Realistically, despite how out-of-left-field Colorado’s move caught everyone, there are only a few viable potential moves the Big 12 could make to solidify its future in the new market and establish itself a formidable major conference that could rival the SEC and Big Ten’s new super-structures. Even a Colorado-to-the-Big-12 stunner — and it was a stunner — doesn’t appear to be in the cards if you examine the current landscape.

So here are four paths I think the Big 12 could take next.

1. Adding the remaining Four Corners Schools

The ideal addition(s) to the Big 12 from the Pac-12 always seemed to be the Four Corners Schools — Colorado, Arizona, Arizona State and Utah. Well, well, well: one down.

Colorado’s move to the Big 12 could open up the door for the other three schools to follow suit. Remember: the reason Colorado was receptive to leaving the Pac-12 to begin with was because the league’s uncertain future related to TV deals. With USC, UCLA and now Colorado leaving, that should only be more realistic as Arizona, Arizona State and Utah consider their options.

2. Leaning into basketball value

There was a time in the not-too-distant past when Gonzaga was thought to be on the verge of joining the Big 12 and UConn was considered a very real expansion candidate. TBD on where things stand on both those schools now, but if the Big 12 and Brett Yormark wants to expand the league and build its brand as the best basketball conference in America, adding UConn — the reigning national champion — and Gonzaga — the best basketball brand on the west coast not named UCLA — would be an amazing addition (even if their football value would obviously be a net negative).

3. … nothing [watching, waiting]

Reverting from actively expanding to actively watching and waiting for the dominoes to fall may be a viable plan for the Big 12. Similar to the NBA’s star landscape, where teams with assets like to keep their powder dry in the event a superstar becomes unhappy and wants a trade elsewhere, the Big 12 could watch and wait to see if some schools — Arizona, Arizona State, Utah, Oregon, etc. — becomes unhappy with its current situation and wants out.

The Big Ten would seemingly be in position to poach other programs as well, but for now the league has said it is focused on transitioning UCLA and USC into the league and signaled it has no plans to add beyond that. That could be a win for the Big 12, which is positioned now to add to its portfolio programs from the AAC and Pac-12 in a footprint that spans across every time zone in the U.S.

4. Mixing and matching

If you can’t settle on a direct path for next steps, why not mix and match?

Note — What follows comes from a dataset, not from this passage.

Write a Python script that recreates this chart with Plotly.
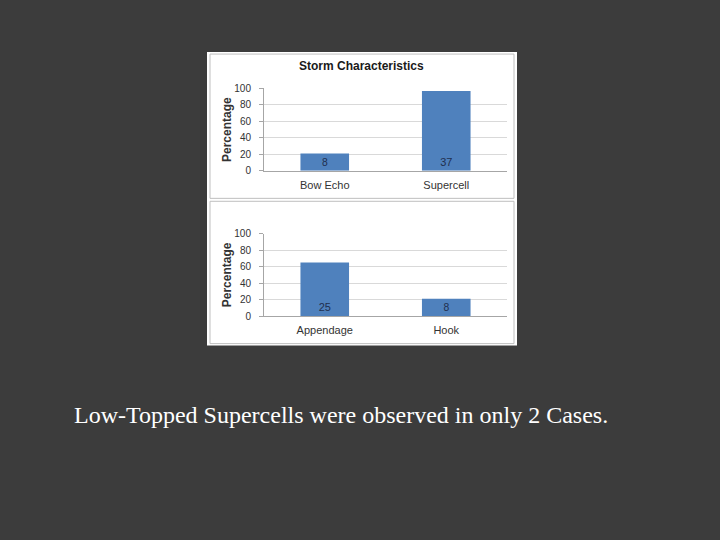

There’s no rule that says the Big 12 can’t expand with a little of both — basketball-rich programs and unhappy Pac-12 programs.

If you could get UConn and Arizona, for instance, but couldn’t get Gonzaga, Arizona State and Utah, then that’d be a nice diversification of assets both that would add value to the basketball side and to the football side.

It seems unlikely UConn would leave the Big East, and I don’t think it should — and of course no one really knows what Arizona brass thinks of all this. But with the expansion wheels in motion and realignment in full tilt, the Big 12 suddenly looks like a stable and growing powerhouse conference that could provide appeal.